- Born: 1879 Glagolcheskaya, Troitskosavsk, Russian Empire (now Kyakhta, Republic of Buryatia, Russia)
- Died: 15 December 1937 (aged 57–58) Novosibirsk, Novosibirsk Oblast, RSFSR. USSR
- Occupations: Explorer, Mongolist, diplomat, translator, noncomissioned officer
- Years active: Russia (1899-1914) Mongolia (1914-1931)
- Awards: Lesser silver medal of the Russian Geographical Society

= Tsogto Badmazhapov =

Russian translator and explorer (1879–1937)
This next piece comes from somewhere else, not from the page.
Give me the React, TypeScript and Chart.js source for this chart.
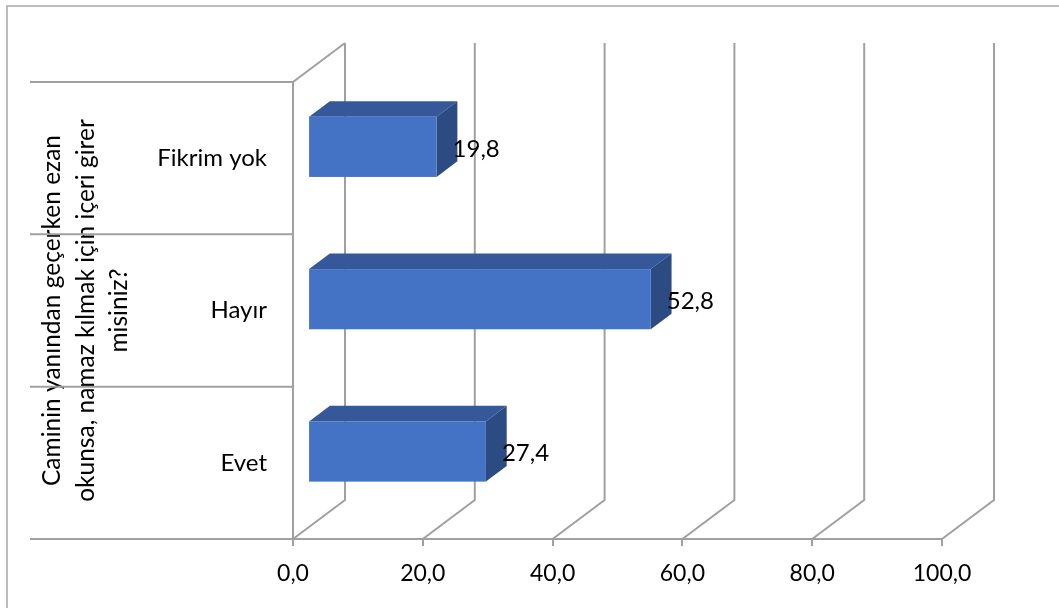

Tsogto Garmayevich Badmazhapov (Цогто Гармаевич Бадмажапов; 1879–1937) was a Buryat Russian translator, Mongolist, and discoverer of the city of Khara-Khoto.

== Biography ==
An ethnic Buryat, he was a native of Troitskosavsk district in the Transbaikal Oblast of the Russian Empire. Badmazhapov worked for a trading company based at Kyakhta, "Sobennikov and Molchanov Brothers" under Bazar Baradin.

In his capacity as a translator and explorer with the rank of senior warden (uryadnik) he participated in the Mongol-Tibetan Expedition of Pyotr Kozlov, where he discovered the ancient city of Khara-Khoto in 1907. Kozlov never acknowledged this discovery, which only became known after the collapse of the Soviet Union.

He was executed during the Great Purge in 1937 on charges of participating in a counter-revolutionary conspiracy against the Mongolian People's Republic.

Badmazhapov's home in Urga is now the Historical Museum of Ulan-Bator.